I think the most honest answer is I want to be doing the thing I’m not doing. If I’m being employed as an actor, I want time to write, and when I have a writing deadline, I dream of being on stage or in front of the camera.
What was the inspiration behind Food?
I’ve spent a lot of my life thinking about Food and Sex. They’re both infinitely beautiful things, completely necessary to our survival, but when the ‘want’ gets too great, can be potentially dangerous. Beautiful and dangerous make for great drama.
How do the elements of drama, comedy, dance and cookery combine in this production?

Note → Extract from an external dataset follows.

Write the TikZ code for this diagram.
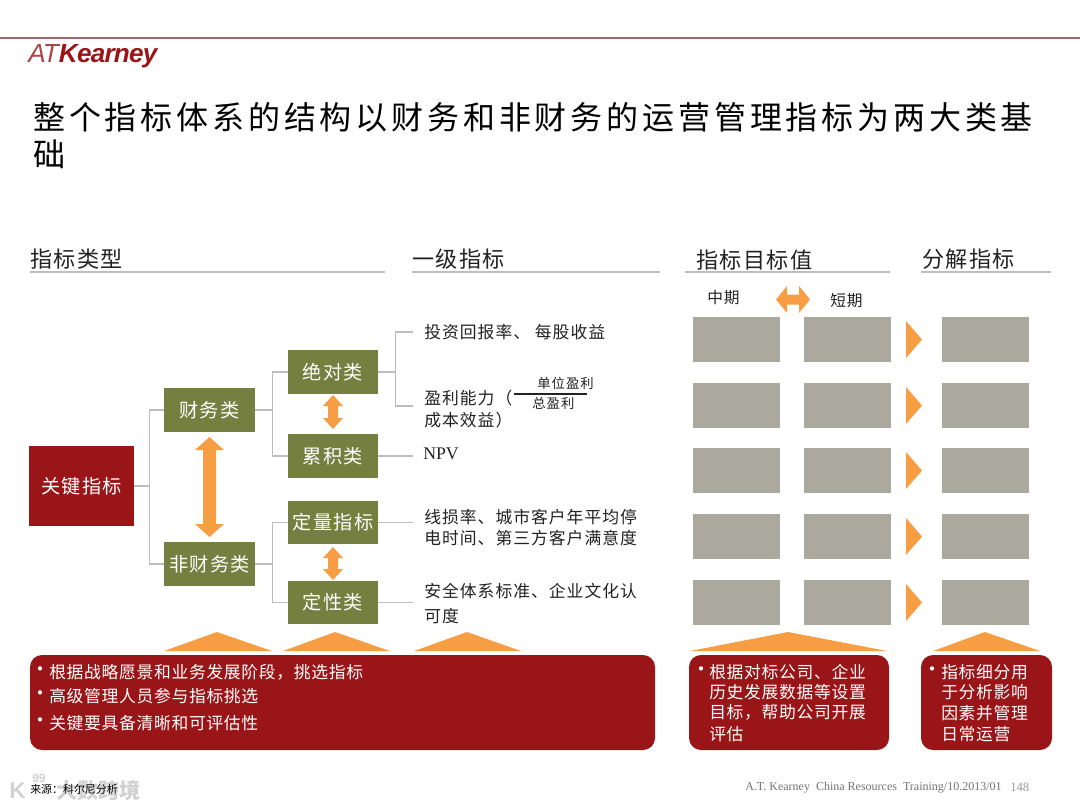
\documentclass[tikz,border=0pt]{standalone}
\usepackage{fontspec}
\setmainfont{Noto Sans CJK SC}
\newfontfamily\serifl{Liberation Serif}
\newfontfamily\sansl{Liberation Sans}
\definecolor{brandred}{HTML}{9A1518}
\definecolor{olivebox}{HTML}{757F3F}
\definecolor{orangeacc}{HTML}{F79E45}
\definecolor{greybox}{HTML}{ABA89E}
\definecolor{linegrey}{HTML}{BDBDBD}
\definecolor{toprule}{HTML}{A5666C}
\definecolor{inktext}{HTML}{222222}
\newcommand{\spaced}[2]{\fontsize{#1pt}{#1pt}\selectfont\addfontfeature{LetterSpace=#2}}
% centre x, top y, bottom y, half head, half shaft, head length
\newcommand{\orangeV}[6]{\fill[orangefill] (#1,#2) -- (#1+#4,#2+#6) -- (#1+#5,#2+#6) -- (#1+#5,#3-#6) -- (#1+#4,#3-#6) -- (#1,#3) -- (#1-#4,#3-#6) -- (#1-#5,#3-#6) -- (#1-#5,#2+#6) -- (#1-#4,#2+#6) -- cycle;}
\tikzset{
  x=0.75pt,y=-0.75pt,
  redbox/.style={fill=brandred,draw=none,text=white,anchor=center,inner sep=0pt,font=\spaced{14.4}{7}},
  olivenode/.style={fill=olivebox,draw=none,text=white,anchor=center,inner sep=0pt,font=\spaced{14.4}{7}},
  greyblock/.style={fill=greybox,draw=none},
  link/.style={draw=linegrey,line width=1.1pt},
  headrule/.style={draw=linegrey,line width=1.2pt},
  headtext/.style={anchor=west,inner sep=0pt,text=inktext,font=\spaced{16.6}{6}},
  itemtext/.style={anchor=west,inner sep=0pt,text=inktext,font=\spaced{12.6}{6}},
  smalltext/.style={anchor=west,inner sep=0pt,text=inktext,font=\spaced{10}{8}},
  pan/.style={fill=brandred,draw=none,rounded corners=9pt},
  pantext/.style={anchor=west,inner sep=0pt,text=white,font=\spaced{12.6}{4}},
  panbullet/.style={anchor=west,inner sep=0pt,text=white,font=\spaced{15}{0}},
  orangefill/.style={fill=orangeacc,draw=none},
}
\begin{document}
\begin{tikzpicture}
\useasboundingbox (0,0) rectangle (1080,810);
\fill[white] (0,0) rectangle (1080,810);
% header
\coordinate (ruleL) at (0,38); \coordinate (ruleR) at (1080,38);
\draw[toprule,line width=0.9pt] (ruleL) -- (ruleR);
\node[anchor=west,inner sep=0pt,text=brandred,font=\sansl\fontsize{19.6pt}{20pt}\selectfont] (logo) at (28,56) {\addfontfeature{LetterSpace=-3}\itshape{\color{brandred!80}AT}\textbf{Kearney}};
\node[anchor=west,inner sep=0pt,text=black,font=\spaced{24}{12}] (title1) at (33,117) {整个指标体系的结构以财务和非财务的运营管理指标为两大类基};
\node[anchor=west,inner sep=0pt,text=black,font=\spaced{24}{12}] (title2) at (33,154) {础};
% section heads
\node[headtext] (h1) at (30,259) {指标类型};
\node[headtext] (h2) at (412,259) {一级指标};
\node[headtext] (h3) at (696,260) {指标目标值};
\node[headtext] (h4) at (922,259) {分解指标};
\draw[headrule] (30,272) -- (385,272);
\draw[headrule] (412,272) -- (660,272);
\draw[headrule] (685,272) -- (890,272);
\draw[headrule] (921,272) -- (1051,272);
% tree boxes
\node[redbox,minimum width=78.75pt,minimum height=60pt] (key) at (81.5,486) {关键指标};
\node[olivenode,minimum width=68.25pt,minimum height=33pt] (fin) at (209.5,410) {财务类};
\node[olivenode,minimum width=68.25pt,minimum height=33pt] (nonfin) at (209.5,564) {非财务类};
\node[olivenode,minimum width=67.5pt,minimum height=32.5pt] (abs) at (333,372) {绝对类};
\node[olivenode,minimum width=67.5pt,minimum height=33pt] (acc) at (333,456) {累积类};
\node[olivenode,minimum width=67.5pt,minimum height=32.5pt] (quant) at (333,522.5) {定量指标};
\node[olivenode,minimum width=67.5pt,minimum height=32.5pt] (qual) at (333,602.5) {定性类};
% connectors
\draw[link] (key.east) -- ++(15,0) coordinate (kj) (fin.west) -| (kj) |- (nonfin.west);
\draw[link] (fin.east) -- ++(17,0) coordinate (fj) (abs.west) -| (fj) |- (acc.west);
\draw[link] (nonfin.east) -- ++(17,0) coordinate (nj) (quant.west) -| (nj) |- (qual.west);
\coordinate (t1) at (413,332); \coordinate (t2) at (413,406);
\draw[link] (abs.east) -- ++(17,0) coordinate (aj) (t1) -| (aj) |- (t2);
\coordinate (t3) at (413,456); \draw[link] (acc.east) -- (t3);
\coordinate (t4) at (413,522.5); \draw[link] (quant.east) -- (t4);
\coordinate (t5) at (413,602.5); \draw[link] (qual.east) -- (t5);
% orange double arrows
\orangeV{209.5}{437}{537}{14.5}{6.5}{13}
\orangeV{333}{395}{429}{10}{5}{11}
\orangeV{333}{547}{580}{10}{5}{11}
\fill[orangefill] (776,299.5) -- (787,286) -- (787,294.5) -- (799,294.5) -- (799,286) -- (810,299.5) -- (799,313) -- (799,304.5) -- (787,304.5) -- (787,313) -- cycle;
% item texts
\node[itemtext] (i1) at (424,332) {投资回报率、 每股收益};
\node[itemtext] (i2) at (424,398) {盈利能力（};
\node[smalltext] (f1) at (537,383) {单位盈利};
\node[smalltext] (f2) at (532,403) {总盈利};
\coordinate (fr1) at (514,394); \coordinate (fr2) at (587,394);
\draw[inktext,line width=0.9pt] (fr1) -- (fr2);
\node[itemtext] (i3) at (424,420) {成本效益）};
\node[anchor=west,inner sep=0pt,text=inktext,font=\serifl\fontsize{13.3pt}{16pt}\selectfont] (npv) at (423,454) {NPV};
\node[itemtext] (i4) at (424,517) {线损率、城市客户年平均停};
\node[itemtext] (i5) at (424,538) {电时间、第三方客户满意度};
\node[itemtext] (i6) at (424,591) {安全体系标准、企业文化认};
\node[itemtext] (i7) at (424,616) {可度};
\node[anchor=west,inner sep=0pt,text=inktext,font=\spaced{11.8}{5}] (mid) at (707,298) {中期};
\node[anchor=west,inner sep=0pt,text=inktext,font=\spaced{11.8}{5}] (short) at (830,301) {短期};
% grey rows and triangles
\foreach \n/\ya in {1/317,2/383,3/448,4/514,5/580}{
  \fill[greyblock] (693,\ya) rectangle +(87,45);
  \fill[greyblock] (804,\ya) rectangle +(87,45);
  \fill[greyblock] (942,\ya) rectangle +(87,45);
  \fill[orangefill] (906,\ya+4) -- (922,\ya+22.5) -- (906,\ya+41) -- cycle;
}
% up triangles
\fill[orangefill] (164,651) -- (217,632) -- (272,651) -- cycle;
\fill[orangefill] (283,651) -- (335,632) -- (390,651) -- cycle;
\fill[orangefill] (414,651) -- (467,632) -- (521,651) -- cycle;
\fill[orangefill] (690,651) -- (788,632) -- (887,651) -- cycle;
\fill[orangefill] (933,651) -- (985,632) -- (1040,651) -- cycle;
% bottom panels
\fill[pan] (30,655) rectangle (655,750);
\fill[pan] (689,655) rectangle (889,750);
\fill[pan] (921,655) rectangle (1052,750);
\node[panbullet] (b0) at (30,672) {•};
\node[pantext] (b1) at (49,672) {根据战略愿景和业务发展阶段，挑选指标};
\node[panbullet] (c0) at (30,696) {•};
\node[pantext] (b2) at (49,696) {高级管理人员参与指标挑选};
\node[panbullet] (d0) at (30,723) {•};
\node[pantext] (b3) at (49,723) {关键要具备清晰和可评估性};
\node[panbullet] (e0) at (691,672) {•};
\node[pantext] (m1) at (709,672) {根据对标公司、企业};
\node[pantext] (m2) at (709,692) {历史发展数据等设置};
\node[pantext] (m3) at (709,712) {目标，帮助公司开展};
\node[pantext] (m4) at (709,734) {评估};
\node[panbullet] (g0) at (922,672) {•};
\node[pantext] (r1) at (941,672) {指标细分用};
\node[pantext] (r2) at (941,692) {于分析影响};
\node[pantext] (r3) at (941,713) {因素并管理};
\node[pantext] (r4) at (941,734) {日常运营};
% watermark
\node[anchor=west,inner sep=0pt,text=black!18,font=\bfseries\fontsize{15.8pt}{18pt}\selectfont] (wm) at (56,790) {大数跨境};
\node[anchor=west,inner sep=0pt,text=black!18,font=\sansl\bfseries\fontsize{17pt}{20pt}\selectfont] (wk) at (9,791) {K};
\node[anchor=west,inner sep=0pt,text=black!18,font=\sansl\bfseries\fontsize{9pt}{10pt}\selectfont] (wn) at (32,778) {99};
% footer
\node[anchor=west,inner sep=0pt,text=black,font=\fontsize{8.2pt}{10pt}\selectfont] (src) at (30,789) {来源：科尔尼分析};
\node[anchor=west,inner sep=0pt,text=black!55,font=\serifl\fontsize{9pt}{10pt}\selectfont] (foot) at (745,788) {A.T. Kearney\ \ China Resources\ \ Training/10.2013/01};
\node[anchor=west,inner sep=0pt,text=black!40,font=\serifl\fontsize{9.5pt}{10pt}\selectfont] (page) at (1010,787) {148};
\end{tikzpicture}
\end{document}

The play explores Food (Cookery) Sex (Comedy/Drama) Family (Comedy/Drama) Memory (Drama/Comedy) Intimacy and the body (Dance) and literally breaks bread with the audience (Cookery) It’s a theatrical banquet.
What were the challenges involved in putting on this production?
Telling stories is always about what to leave out, and what to put in. You kill a lot of ideas you love, for the sake of the story. But apart from that, not eating the props, composting, and knowing when you’re off task because you’re having too much fun.
Should the audience eat before attending a performance?
Yeah, I’d recommend a snack rather than a meal, maybe some cheese and some wine, and then an ice cream on the way home.